Figure 3. Final (Real) Consumption Expenditure and Final (Real) Per Capita Consumption Expenditure of Residents on Food and Non-Alcoholic Beverages – YoY changes (%)
(A technical note. National accounts in the Euro area are compiled following the European System of Accounts (Chapter 10 on price and volume measures is here). The main issue is that the price index is an implicit price deflator (Paasche price index), while the volume index is calculated using a Laspeyres index of quantities in which each basic index is weighted by the proportion of the basic product in the overall value of the base period.
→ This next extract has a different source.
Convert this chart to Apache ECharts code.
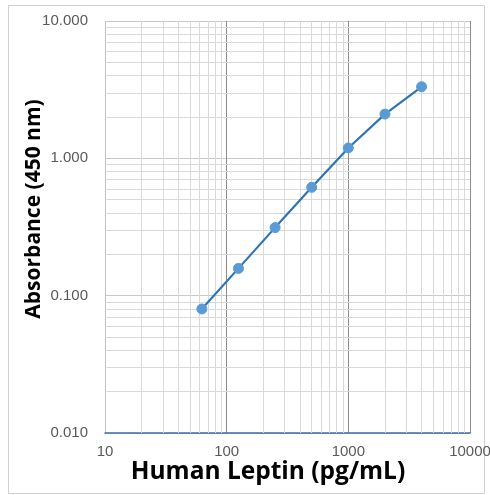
<!DOCTYPE html>
<html>
<head>
<meta charset="utf-8">
<script src="https://cdn.jsdelivr.net/npm/echarts@6/dist/echarts.min.js"></script>
<style>
html,body{margin:0;padding:0;background:#fff;}
#c{width:490px;height:495px;}
</style>
</head>
<body>
<div id="c"></div>
<script>
// Data
const concentrations = [62.5, 125, 250, 500, 1000, 2000, 4000];   // pg/mL
const absorbance    = [0.080, 0.158, 0.313, 0.615, 1.19, 2.10, 3.32]; // OD 450 nm
const xTickLabels = ['10', '100', '1000', '10000'];
const yTickLabels = ['0.010', '0.100', '1.000', '10.000'];
const xTitle = 'Human Leptin (pg/mL)';
const yTitle = 'Absorbance (450 nm)';

const points = concentrations.map((c, i) => [c, absorbance[i]]);

// minor gridline values (2..9 of each decade)
const xMinor = [], yMinor = [];
[10, 100, 1000].forEach(d => { for (let k = 2; k <= 9; k++) xMinor.push(d * k); });
[0.01, 0.1, 1].forEach(d => { for (let k = 2; k <= 9; k++) yMinor.push(+(d * k).toPrecision(3)); });

const chart = echarts.init(document.getElementById('c'), null, {renderer: 'canvas'});
const labelFont = '"Liberation Sans", Arial, sans-serif';
const titleFont = '"Open Sans", "Liberation Sans", sans-serif';

chart.setOption({
  animation: false,
  backgroundColor: '#fff',
  graphic: [
    {
      type: 'rect',
      shape: {x: 8.5, y: 5.5, width: 476, height: 488},
      style: {fill: 'none', stroke: '#d0d0d0', lineWidth: 1},
      silent: true, z: -10
    },
    {
      type: 'text', x: 268, y: 472, silent: true,
      style: {text: xTitle, font: 'bold 24.5px ' + titleFont, fill: '#000', align: 'center', verticalAlign: 'middle'}
    },
    {
      type: 'text', x: 34, y: 209, rotation: Math.PI / 2, silent: true,
      style: {text: yTitle, font: 'bold 21px ' + titleFont, fill: '#000', align: 'center', verticalAlign: 'middle'}
    }
  ],
  grid: {left: 105, right: 20, top: 21, bottom: 62, containLabel: false, outerBoundsMode: 'none'},
  xAxis: {
    type: 'log', logBase: 10, min: 10, max: 10000,
    axisLine: {show: true, lineStyle: {color: '#3a6ea8', width: 1.5}},
    axisTick: {show: false},
    axisLabel: {
      fontFamily: labelFont, fontSize: 15, color: '#595959', margin: 11,
      formatter: v => {
        const i = Math.round(Math.log10(v)) - 1;
        return xTickLabels[i] !== undefined ? xTickLabels[i] : '';
      }
    },
    splitLine: {show: true, lineStyle: {color: ['#c4c4c4', '#8c8c8c', '#8c8c8c', '#8c8c8c'], width: 1}}
  },
  yAxis: {
    type: 'log', logBase: 10, min: 0.01, max: 10,
    axisLine: {show: false},
    axisTick: {show: false},
    axisLabel: {
      fontFamily: labelFont, fontSize: 15, color: '#595959', margin: 17,
      formatter: v => {
        const i = Math.round(Math.log10(v)) + 2;
        return yTickLabels[i] !== undefined ? yTickLabels[i] : '';
      }
    },
    splitLine: {show: true, lineStyle: {color: '#c8c8c8', width: 1}}
  },
  series: [
    {
      type: 'line', data: [], silent: true, z: 1,
      markLine: {
        silent: true, symbol: ['none', 'none'], animation: false,
        label: {show: false},
        lineStyle: {type: 'solid', color: '#d9d9d9', width: 1},
        emphasis: {disabled: true},
        data: xMinor.map(v => ({xAxis: v})).concat(yMinor.map(v => ({yAxis: v})))
      }
    },
    {
      type: 'line', data: points, z: 5,
      symbol: 'circle', symbolSize: 10,
      lineStyle: {color: '#2e75b6', width: 2.2},
      itemStyle: {color: '#5b9bd5', borderColor: '#5b9bd5'}
    }
  ]
});
</script>
</body>
</html>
The suspect is that, given the shock to the price level and given the likely upper/lower-level substitution biases (which are not captured by official statistics), the indexes are underestimating both the price level and the volume level. As such, the 7 Euro per month per person is possibly an upperbound estimate of the consumption cut on food by Italian households).
Conclusion
For now, Italians are not starving. In this note, we have been silent about the distributional effects of food inflation, which are nevertheless very relevant. We defer the discussion to other notes. The takeaway of this analysis is that most of the claims in this moment tend to be exaggerated by the distortions of the data. We have presented one case of such (big) distortion. Fortunately, the reality of food consumption in Italy is far away from what most people conclude by looking at Figure 1. And yes, we do see the slowdown of the economy, but as usual, the devil is in the details.